The base costs (assuming 0 incoming requests, based on a single 0.5GB instances) are:
| Service | Cost | Notes |
|---|---|---|
| App Runner | $2.60/month | $0.007/GB-hour idle |
| Lambda (Provisioned) | $5.48/month | 2,628,000 seconds x 0.5GB x 0.0000041667 USD |
| Lambda (SnapStart) | $2.03/month | 0.0000015046 per GB-second for cache |
Unfortunately, SnapStart does not work with container images, which doesn't fit my use case.
Why not AWS Lightsail for the database?
AWS Lightsail (a VPC service) is a cheap way to run Postgres; the cheapest plan is $5/month.
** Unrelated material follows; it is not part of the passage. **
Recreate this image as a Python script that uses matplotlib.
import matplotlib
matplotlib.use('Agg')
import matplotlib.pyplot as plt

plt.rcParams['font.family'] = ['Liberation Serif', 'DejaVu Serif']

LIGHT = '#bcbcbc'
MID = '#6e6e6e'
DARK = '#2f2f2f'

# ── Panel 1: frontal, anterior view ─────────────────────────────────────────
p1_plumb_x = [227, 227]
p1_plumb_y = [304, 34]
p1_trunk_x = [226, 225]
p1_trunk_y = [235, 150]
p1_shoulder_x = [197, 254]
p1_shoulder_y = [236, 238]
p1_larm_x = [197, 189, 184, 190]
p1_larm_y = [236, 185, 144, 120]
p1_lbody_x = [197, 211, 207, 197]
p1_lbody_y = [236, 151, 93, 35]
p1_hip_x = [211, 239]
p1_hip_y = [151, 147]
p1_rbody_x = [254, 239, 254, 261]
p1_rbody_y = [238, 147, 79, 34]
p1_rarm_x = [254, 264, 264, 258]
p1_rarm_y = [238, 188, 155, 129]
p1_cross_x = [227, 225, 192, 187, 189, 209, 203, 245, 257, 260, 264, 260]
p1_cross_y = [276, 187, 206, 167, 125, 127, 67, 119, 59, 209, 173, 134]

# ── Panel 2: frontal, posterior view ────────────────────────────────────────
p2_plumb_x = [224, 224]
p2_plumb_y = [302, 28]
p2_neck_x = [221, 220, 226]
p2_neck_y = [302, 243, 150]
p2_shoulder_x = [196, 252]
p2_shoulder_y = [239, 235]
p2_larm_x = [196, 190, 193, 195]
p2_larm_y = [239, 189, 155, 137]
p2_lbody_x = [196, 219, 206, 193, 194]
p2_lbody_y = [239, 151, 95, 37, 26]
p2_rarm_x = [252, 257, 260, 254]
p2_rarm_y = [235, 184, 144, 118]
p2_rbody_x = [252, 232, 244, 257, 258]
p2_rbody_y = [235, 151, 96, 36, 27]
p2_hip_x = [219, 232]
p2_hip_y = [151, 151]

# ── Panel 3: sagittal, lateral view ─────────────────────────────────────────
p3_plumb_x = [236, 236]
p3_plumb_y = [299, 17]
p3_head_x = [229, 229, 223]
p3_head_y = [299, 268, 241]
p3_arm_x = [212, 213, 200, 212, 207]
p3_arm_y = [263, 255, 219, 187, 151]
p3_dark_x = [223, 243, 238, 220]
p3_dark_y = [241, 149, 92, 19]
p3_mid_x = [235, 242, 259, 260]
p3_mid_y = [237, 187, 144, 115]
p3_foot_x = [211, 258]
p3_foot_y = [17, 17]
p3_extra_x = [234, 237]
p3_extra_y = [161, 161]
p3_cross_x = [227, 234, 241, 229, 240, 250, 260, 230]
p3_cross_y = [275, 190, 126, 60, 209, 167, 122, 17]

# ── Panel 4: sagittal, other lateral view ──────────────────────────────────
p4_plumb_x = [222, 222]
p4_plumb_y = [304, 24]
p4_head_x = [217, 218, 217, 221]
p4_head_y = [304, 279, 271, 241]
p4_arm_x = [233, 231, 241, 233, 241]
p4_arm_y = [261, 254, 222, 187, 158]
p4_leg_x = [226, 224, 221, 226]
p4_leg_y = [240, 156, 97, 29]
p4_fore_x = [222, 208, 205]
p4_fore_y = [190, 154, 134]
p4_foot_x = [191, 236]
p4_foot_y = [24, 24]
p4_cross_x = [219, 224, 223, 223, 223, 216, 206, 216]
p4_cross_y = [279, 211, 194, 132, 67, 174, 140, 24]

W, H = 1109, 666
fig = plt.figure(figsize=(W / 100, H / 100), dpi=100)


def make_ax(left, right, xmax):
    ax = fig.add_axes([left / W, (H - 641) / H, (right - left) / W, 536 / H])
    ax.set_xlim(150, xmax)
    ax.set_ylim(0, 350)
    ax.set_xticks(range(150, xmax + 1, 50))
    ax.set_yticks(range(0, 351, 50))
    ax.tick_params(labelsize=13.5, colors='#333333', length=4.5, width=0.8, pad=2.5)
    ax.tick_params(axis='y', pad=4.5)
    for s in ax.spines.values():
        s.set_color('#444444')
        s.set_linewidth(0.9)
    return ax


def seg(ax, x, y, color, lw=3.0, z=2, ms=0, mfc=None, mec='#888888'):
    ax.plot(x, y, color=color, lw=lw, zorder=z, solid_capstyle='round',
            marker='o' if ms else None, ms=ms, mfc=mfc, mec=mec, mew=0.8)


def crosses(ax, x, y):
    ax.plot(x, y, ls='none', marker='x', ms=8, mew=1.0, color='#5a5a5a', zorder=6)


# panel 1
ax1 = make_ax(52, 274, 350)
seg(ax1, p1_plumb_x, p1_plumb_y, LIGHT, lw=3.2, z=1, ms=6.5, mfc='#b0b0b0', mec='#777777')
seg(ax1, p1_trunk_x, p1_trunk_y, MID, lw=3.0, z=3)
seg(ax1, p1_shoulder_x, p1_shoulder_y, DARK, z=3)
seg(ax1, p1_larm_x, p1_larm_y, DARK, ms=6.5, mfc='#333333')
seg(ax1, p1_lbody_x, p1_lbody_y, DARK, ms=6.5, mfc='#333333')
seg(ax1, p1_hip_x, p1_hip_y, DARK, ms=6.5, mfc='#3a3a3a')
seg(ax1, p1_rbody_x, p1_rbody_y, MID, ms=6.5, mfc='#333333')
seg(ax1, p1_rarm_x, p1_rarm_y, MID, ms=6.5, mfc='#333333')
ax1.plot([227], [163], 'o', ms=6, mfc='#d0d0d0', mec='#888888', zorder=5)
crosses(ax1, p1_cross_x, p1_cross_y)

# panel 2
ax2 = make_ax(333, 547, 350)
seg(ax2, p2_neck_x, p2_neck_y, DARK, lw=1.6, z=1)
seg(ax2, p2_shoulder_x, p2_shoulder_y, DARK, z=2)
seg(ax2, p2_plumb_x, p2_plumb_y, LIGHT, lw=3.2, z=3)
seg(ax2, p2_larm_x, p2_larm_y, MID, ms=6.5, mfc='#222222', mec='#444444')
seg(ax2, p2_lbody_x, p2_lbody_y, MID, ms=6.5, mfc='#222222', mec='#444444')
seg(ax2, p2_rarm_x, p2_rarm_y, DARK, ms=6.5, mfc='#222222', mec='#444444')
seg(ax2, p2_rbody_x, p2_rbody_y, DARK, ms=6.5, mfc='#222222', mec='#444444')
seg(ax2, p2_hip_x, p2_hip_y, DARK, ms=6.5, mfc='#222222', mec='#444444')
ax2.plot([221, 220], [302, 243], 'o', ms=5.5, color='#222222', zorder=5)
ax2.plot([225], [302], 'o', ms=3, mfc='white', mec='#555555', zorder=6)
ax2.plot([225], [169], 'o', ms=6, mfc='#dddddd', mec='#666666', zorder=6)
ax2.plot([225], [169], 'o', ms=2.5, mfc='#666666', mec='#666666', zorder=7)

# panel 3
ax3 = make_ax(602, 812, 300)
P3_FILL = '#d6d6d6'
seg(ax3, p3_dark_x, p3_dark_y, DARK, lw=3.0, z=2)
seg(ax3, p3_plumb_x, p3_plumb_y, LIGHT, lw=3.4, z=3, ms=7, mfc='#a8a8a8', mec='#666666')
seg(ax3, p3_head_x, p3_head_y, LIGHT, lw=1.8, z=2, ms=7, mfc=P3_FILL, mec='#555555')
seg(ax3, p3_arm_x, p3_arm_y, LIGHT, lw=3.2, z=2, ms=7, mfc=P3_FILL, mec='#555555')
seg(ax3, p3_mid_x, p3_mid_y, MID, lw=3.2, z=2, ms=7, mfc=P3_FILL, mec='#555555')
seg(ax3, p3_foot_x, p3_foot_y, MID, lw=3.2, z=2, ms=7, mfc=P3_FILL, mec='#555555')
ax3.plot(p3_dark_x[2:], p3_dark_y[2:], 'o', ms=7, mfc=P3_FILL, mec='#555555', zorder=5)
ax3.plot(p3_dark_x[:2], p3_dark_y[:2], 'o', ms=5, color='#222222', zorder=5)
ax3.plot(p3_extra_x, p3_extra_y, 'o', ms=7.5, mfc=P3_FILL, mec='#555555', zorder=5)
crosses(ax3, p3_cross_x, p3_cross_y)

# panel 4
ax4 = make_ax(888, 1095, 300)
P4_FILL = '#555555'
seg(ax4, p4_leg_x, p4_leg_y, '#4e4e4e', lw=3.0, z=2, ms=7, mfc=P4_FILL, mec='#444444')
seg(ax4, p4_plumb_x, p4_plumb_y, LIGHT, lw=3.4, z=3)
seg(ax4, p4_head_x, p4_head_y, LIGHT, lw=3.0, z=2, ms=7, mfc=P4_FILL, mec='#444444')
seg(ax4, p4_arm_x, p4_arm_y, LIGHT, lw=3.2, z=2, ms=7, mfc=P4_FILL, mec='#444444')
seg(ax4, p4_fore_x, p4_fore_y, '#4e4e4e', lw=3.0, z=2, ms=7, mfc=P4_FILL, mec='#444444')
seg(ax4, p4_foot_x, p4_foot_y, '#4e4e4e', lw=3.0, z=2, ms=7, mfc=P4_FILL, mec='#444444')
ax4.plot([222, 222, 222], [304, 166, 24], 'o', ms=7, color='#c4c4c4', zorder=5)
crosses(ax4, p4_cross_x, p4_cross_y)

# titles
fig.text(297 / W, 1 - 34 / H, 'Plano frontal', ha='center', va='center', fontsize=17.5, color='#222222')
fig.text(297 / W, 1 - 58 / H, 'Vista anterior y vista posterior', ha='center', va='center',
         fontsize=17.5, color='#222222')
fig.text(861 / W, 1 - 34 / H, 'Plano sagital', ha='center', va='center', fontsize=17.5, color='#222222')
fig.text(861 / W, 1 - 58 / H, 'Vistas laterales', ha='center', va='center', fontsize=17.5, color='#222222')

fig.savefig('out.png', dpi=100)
You'll need to manage updating and scaling yourself, however. Also, this makes my IaC a bit less isolated, since multiple applications are going to be sharing the same database - have to be careful to avoid using the same name for databases.
Why not use a NoSQL DB like Firestore/DynamoDB?
I'm personally not a fan of NoSQL as there's less type-safety, less constraint enforcement and migrations are more troublesome. Also, with larger scale, you start paying for read/writes, unlike traditional SQL databases where you just pay for the runtime.
Why not Aurora Serverless V2 for the DB?
Aurora Serverless v2 supports auto-pause, which scales the instances to zero after inactivity. However, the reboot time is around 15 seconds, which is quite slow.